Reply with one number only, the count of lines holding the string "this".

▶ [Data to use]:
══════

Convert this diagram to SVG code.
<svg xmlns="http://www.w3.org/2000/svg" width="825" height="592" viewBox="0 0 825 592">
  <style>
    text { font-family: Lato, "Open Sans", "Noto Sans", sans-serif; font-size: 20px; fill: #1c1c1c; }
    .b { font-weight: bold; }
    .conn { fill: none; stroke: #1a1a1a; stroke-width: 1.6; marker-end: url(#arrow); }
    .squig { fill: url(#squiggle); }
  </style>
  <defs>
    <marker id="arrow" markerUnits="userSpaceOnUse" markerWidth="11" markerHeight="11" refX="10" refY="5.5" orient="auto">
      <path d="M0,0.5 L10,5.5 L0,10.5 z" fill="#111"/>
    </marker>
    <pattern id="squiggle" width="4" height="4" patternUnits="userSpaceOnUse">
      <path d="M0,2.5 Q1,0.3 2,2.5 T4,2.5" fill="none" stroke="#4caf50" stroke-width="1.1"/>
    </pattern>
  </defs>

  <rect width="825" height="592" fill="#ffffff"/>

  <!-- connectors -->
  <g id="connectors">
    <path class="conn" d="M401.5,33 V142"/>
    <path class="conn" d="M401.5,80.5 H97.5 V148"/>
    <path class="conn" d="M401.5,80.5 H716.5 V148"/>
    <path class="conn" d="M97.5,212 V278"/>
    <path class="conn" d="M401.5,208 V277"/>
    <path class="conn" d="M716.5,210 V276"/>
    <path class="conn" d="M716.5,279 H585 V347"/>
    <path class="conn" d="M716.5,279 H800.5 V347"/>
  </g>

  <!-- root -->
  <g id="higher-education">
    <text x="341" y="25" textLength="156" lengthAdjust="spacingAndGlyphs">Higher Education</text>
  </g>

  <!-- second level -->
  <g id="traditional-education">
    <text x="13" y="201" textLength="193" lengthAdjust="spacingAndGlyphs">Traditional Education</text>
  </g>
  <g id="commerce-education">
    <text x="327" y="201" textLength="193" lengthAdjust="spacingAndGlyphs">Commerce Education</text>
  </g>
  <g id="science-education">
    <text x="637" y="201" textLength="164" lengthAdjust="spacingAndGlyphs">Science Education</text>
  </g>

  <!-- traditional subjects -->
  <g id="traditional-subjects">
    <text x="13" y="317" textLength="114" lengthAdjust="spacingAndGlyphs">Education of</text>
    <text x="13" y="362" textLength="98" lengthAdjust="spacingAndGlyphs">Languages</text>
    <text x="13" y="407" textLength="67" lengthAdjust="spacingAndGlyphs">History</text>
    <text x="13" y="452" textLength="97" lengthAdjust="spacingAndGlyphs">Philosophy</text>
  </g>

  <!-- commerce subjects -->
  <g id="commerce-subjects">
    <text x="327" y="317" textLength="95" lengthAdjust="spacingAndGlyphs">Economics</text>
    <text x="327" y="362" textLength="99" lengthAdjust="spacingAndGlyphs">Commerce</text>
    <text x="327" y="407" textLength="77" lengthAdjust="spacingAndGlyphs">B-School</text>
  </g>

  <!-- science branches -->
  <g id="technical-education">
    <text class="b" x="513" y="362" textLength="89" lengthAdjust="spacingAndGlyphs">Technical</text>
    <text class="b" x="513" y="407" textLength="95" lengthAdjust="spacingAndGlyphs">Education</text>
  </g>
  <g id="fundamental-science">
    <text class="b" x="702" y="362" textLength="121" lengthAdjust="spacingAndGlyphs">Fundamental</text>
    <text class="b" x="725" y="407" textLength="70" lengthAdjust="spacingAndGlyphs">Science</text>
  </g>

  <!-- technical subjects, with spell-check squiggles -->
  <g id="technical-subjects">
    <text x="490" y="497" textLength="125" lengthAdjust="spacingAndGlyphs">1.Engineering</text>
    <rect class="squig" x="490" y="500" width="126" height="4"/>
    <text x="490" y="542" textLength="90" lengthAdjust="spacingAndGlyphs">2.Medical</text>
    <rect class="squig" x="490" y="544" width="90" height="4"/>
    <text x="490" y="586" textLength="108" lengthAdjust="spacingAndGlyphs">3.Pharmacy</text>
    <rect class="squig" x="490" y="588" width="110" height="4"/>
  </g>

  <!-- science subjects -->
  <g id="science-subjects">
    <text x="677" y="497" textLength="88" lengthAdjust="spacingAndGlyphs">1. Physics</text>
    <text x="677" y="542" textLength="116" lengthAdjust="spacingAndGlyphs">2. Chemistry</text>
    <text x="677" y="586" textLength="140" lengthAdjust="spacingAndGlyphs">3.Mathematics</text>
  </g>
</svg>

══════

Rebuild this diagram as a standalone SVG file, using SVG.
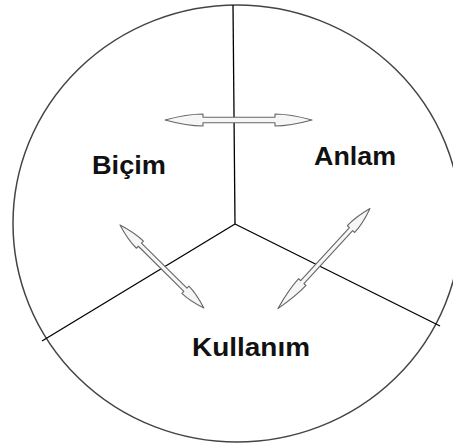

══════

▶ [Task result]: 2